• **Problem statement**
Each line below that contains "this" counts once; report the total and nothing more.

• **Data excerpts**

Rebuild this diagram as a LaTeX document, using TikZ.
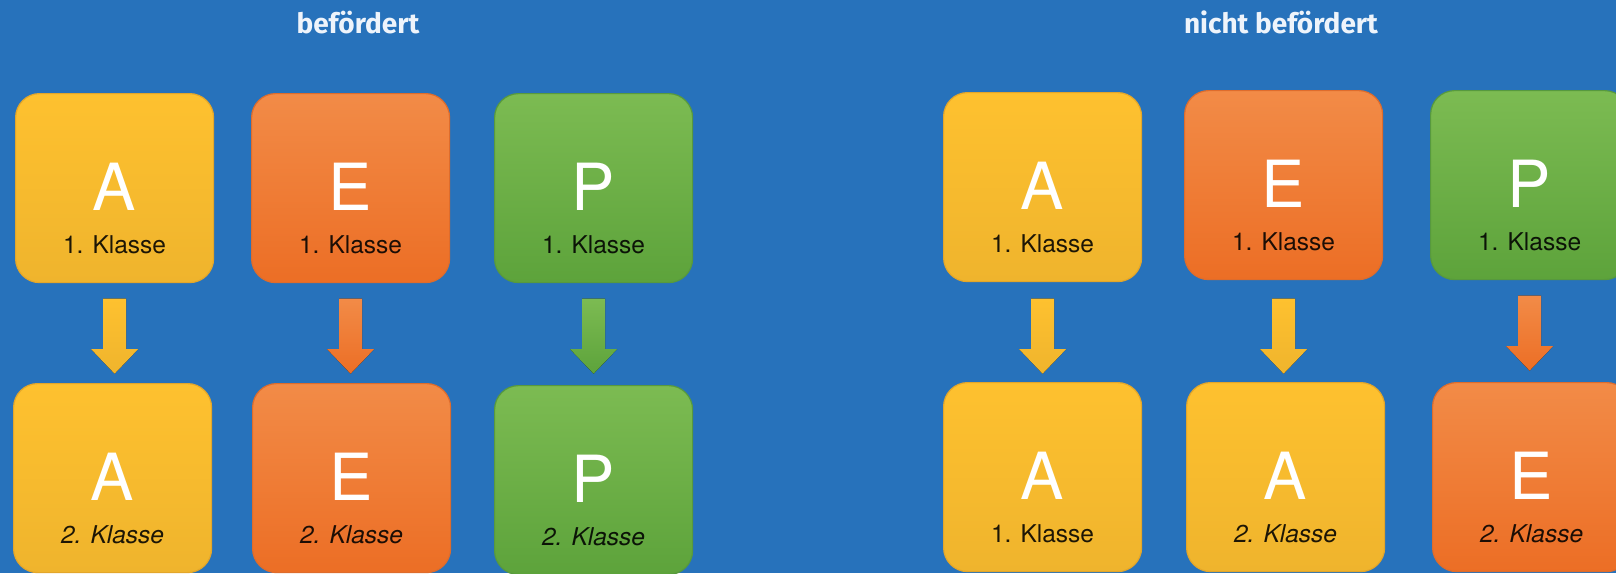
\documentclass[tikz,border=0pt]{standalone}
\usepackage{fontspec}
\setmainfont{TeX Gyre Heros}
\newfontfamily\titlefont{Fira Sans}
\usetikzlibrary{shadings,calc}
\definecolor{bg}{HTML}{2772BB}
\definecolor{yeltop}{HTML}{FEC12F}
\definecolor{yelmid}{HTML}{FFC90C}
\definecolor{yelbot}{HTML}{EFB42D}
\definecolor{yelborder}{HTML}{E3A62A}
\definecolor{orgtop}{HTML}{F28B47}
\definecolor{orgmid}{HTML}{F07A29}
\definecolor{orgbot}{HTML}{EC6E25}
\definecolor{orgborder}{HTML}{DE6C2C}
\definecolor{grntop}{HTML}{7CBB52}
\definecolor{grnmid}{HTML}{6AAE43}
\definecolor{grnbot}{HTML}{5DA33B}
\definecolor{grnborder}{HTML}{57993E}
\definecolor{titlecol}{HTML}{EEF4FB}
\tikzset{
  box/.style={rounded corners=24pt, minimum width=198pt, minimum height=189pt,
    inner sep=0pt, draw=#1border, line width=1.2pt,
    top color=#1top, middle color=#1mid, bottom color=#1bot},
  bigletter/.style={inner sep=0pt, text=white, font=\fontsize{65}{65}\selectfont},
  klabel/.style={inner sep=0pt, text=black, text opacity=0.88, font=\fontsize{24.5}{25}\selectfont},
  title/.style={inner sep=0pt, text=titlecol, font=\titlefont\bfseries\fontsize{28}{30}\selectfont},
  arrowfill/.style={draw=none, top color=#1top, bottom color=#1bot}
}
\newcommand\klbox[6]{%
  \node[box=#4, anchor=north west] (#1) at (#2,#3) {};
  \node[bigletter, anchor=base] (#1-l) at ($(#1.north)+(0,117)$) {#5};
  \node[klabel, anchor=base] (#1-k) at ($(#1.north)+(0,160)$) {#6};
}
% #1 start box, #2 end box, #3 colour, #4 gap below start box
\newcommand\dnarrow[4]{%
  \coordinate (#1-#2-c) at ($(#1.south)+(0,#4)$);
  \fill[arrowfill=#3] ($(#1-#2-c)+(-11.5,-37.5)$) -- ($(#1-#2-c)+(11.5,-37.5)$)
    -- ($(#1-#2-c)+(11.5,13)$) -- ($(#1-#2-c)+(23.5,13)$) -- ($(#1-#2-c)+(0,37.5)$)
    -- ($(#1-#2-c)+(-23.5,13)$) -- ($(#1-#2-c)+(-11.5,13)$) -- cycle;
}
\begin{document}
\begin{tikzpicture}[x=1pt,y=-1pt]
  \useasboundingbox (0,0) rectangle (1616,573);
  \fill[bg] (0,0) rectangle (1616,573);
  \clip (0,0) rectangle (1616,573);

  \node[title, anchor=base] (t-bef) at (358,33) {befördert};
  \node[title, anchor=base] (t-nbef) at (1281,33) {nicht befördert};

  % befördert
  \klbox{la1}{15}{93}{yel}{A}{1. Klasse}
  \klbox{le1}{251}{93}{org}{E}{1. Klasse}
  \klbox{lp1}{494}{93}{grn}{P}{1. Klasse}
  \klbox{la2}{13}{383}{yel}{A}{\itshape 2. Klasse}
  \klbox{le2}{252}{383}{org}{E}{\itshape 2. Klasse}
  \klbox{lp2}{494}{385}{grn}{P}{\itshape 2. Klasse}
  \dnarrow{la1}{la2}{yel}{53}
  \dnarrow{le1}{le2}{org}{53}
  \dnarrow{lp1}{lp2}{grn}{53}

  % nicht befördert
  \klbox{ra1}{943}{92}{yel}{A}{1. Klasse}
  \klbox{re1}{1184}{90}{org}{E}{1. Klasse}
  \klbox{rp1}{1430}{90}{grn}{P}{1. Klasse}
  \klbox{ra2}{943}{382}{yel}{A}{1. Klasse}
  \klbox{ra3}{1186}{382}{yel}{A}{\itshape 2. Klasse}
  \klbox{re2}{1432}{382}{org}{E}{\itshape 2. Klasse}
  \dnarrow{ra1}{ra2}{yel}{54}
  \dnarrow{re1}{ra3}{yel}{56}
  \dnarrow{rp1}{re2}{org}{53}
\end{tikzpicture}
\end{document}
...
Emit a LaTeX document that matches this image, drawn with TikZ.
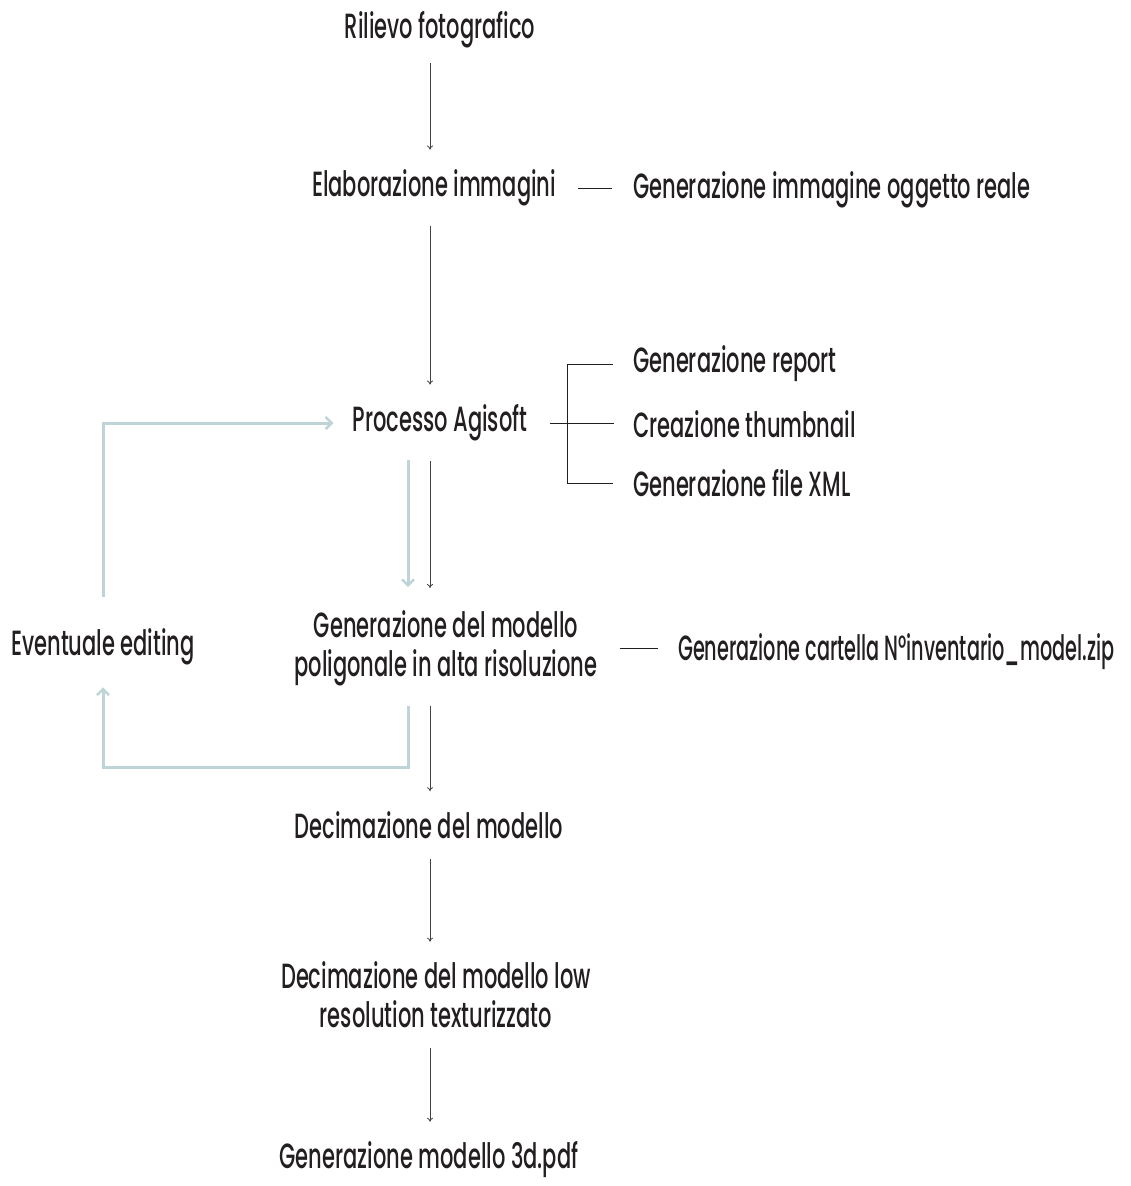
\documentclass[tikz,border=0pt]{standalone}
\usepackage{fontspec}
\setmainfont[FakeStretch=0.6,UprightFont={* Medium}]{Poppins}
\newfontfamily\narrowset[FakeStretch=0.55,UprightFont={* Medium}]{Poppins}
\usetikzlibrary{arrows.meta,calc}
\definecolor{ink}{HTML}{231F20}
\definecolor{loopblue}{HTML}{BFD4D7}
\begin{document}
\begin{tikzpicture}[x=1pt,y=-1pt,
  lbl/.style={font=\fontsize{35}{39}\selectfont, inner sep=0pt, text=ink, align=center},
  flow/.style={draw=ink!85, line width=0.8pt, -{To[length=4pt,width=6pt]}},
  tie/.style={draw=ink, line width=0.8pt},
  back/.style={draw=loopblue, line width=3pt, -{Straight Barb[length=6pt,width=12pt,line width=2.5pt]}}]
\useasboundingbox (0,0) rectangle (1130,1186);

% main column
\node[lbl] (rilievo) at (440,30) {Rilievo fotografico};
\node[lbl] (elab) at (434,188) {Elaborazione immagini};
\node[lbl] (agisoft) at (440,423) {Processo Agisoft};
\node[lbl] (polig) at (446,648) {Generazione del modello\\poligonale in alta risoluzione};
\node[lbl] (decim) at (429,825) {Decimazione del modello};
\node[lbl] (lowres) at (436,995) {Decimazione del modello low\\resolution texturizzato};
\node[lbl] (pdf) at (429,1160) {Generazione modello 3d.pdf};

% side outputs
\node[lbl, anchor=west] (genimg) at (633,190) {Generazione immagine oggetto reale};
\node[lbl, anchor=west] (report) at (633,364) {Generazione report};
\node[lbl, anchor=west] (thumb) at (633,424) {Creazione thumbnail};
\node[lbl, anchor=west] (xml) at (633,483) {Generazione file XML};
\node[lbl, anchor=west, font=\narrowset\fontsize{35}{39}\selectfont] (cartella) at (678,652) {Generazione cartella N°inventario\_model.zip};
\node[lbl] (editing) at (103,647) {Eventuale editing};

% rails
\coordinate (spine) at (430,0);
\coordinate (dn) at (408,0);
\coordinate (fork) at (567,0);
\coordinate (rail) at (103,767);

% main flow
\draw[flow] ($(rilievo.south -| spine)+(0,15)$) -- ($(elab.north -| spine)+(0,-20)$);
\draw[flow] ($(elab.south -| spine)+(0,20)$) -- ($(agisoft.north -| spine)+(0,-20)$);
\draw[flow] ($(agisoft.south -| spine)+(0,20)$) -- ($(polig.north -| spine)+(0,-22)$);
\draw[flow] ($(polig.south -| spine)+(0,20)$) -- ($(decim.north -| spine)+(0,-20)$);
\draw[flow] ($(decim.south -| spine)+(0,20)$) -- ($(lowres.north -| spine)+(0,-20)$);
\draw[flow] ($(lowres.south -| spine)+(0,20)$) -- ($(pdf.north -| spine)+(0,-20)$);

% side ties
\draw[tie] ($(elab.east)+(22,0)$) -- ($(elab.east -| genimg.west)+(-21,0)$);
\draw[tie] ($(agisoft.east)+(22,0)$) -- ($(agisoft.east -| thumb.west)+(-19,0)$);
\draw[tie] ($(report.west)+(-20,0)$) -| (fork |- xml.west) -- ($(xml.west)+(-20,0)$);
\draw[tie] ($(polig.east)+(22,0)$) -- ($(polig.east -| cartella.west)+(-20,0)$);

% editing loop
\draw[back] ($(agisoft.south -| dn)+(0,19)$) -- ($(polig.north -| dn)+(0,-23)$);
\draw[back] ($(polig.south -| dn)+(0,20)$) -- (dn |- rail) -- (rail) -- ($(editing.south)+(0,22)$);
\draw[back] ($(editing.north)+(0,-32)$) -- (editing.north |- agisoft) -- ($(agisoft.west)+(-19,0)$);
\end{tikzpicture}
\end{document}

• **Correct answer**
2